The Greenville and Northern Railroad was a shortline railroad formerly operating between Travelers Rest and Greenville, South Carolina, 11.3 mi. The railroad was part of the Pinsly Railroad Company after 1957 before being purchased by RailTex in 1997. Operations ended in February 1998 and the railroad was abandoned in 2005.

==History==

The Carolina, Knoxville and Western Railway completed construction of the railroad north out of Greenville in 1887, reaching Marietta in November 1888 and River Falls in March 1899. The railroad was not successful and was abandoned until 1904 when the Greenville and Knoxville Railroad was formed to reopen the line. In 1914 the railroad once again reorganized as the Greenville and Western Railroad, and rechartered as the Greenville and Northern in 1920. After being cut back to Travelers Rest the remaining line was purchased by the Pinsly Railroad Company in July 1957.

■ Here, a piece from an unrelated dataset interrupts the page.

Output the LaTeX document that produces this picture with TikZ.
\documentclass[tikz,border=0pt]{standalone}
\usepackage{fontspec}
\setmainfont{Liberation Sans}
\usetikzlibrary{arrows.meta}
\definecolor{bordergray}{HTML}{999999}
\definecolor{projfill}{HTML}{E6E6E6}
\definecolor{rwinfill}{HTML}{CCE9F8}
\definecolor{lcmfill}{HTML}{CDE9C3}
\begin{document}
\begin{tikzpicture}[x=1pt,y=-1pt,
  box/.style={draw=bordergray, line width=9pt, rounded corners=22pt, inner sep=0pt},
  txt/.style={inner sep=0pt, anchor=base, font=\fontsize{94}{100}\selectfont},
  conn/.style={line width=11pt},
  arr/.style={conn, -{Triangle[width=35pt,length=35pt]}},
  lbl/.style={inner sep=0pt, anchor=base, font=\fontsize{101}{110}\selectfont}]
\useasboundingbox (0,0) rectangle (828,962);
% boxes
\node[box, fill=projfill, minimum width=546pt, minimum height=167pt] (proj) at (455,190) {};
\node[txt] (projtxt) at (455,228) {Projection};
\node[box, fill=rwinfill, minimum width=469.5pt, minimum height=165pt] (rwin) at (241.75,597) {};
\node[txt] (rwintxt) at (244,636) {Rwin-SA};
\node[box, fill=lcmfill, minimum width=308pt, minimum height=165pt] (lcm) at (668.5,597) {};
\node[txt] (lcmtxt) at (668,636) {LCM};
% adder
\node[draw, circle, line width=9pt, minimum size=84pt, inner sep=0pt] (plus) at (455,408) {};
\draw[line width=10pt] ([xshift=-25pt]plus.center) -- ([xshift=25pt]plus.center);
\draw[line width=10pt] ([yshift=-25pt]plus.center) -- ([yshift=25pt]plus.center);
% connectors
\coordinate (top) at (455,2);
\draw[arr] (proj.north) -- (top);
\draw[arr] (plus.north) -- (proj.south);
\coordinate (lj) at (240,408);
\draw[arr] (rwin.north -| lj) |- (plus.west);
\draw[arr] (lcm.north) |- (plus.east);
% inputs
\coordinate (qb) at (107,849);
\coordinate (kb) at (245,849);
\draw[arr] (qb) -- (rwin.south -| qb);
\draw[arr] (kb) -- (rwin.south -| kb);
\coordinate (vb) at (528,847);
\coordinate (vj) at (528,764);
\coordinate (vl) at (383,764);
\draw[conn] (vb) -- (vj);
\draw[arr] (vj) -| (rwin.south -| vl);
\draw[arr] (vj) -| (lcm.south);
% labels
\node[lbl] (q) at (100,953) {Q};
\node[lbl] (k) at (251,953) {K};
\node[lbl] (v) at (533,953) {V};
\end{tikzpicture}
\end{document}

Primary traffic included scrap, cotton waste, vermiculite, peat moss, paper, lumber, and chemicals, generating approximately 2,000 carloads in 1993. Annual carloads over the line declined from 1,642 in 1994 to 1,066 by 1996. The railroad interchanged with Norfolk Southern and CSX Transportation at Greenville near the end of its life, as well as numerous predecessor railroads to both companies.

On April 24, 1997, the Carolina Piedmont Railroad acquired the entire line from Greenville to Travelers Rest and on May 28, 1999, Greenville County purchased the Greenville and Northern from the Carolina Piedmont Railroad. The railroad was abandoned in 2005 and was converted for use as the Swamp Rabbit Trail rail trail which opened in 2010.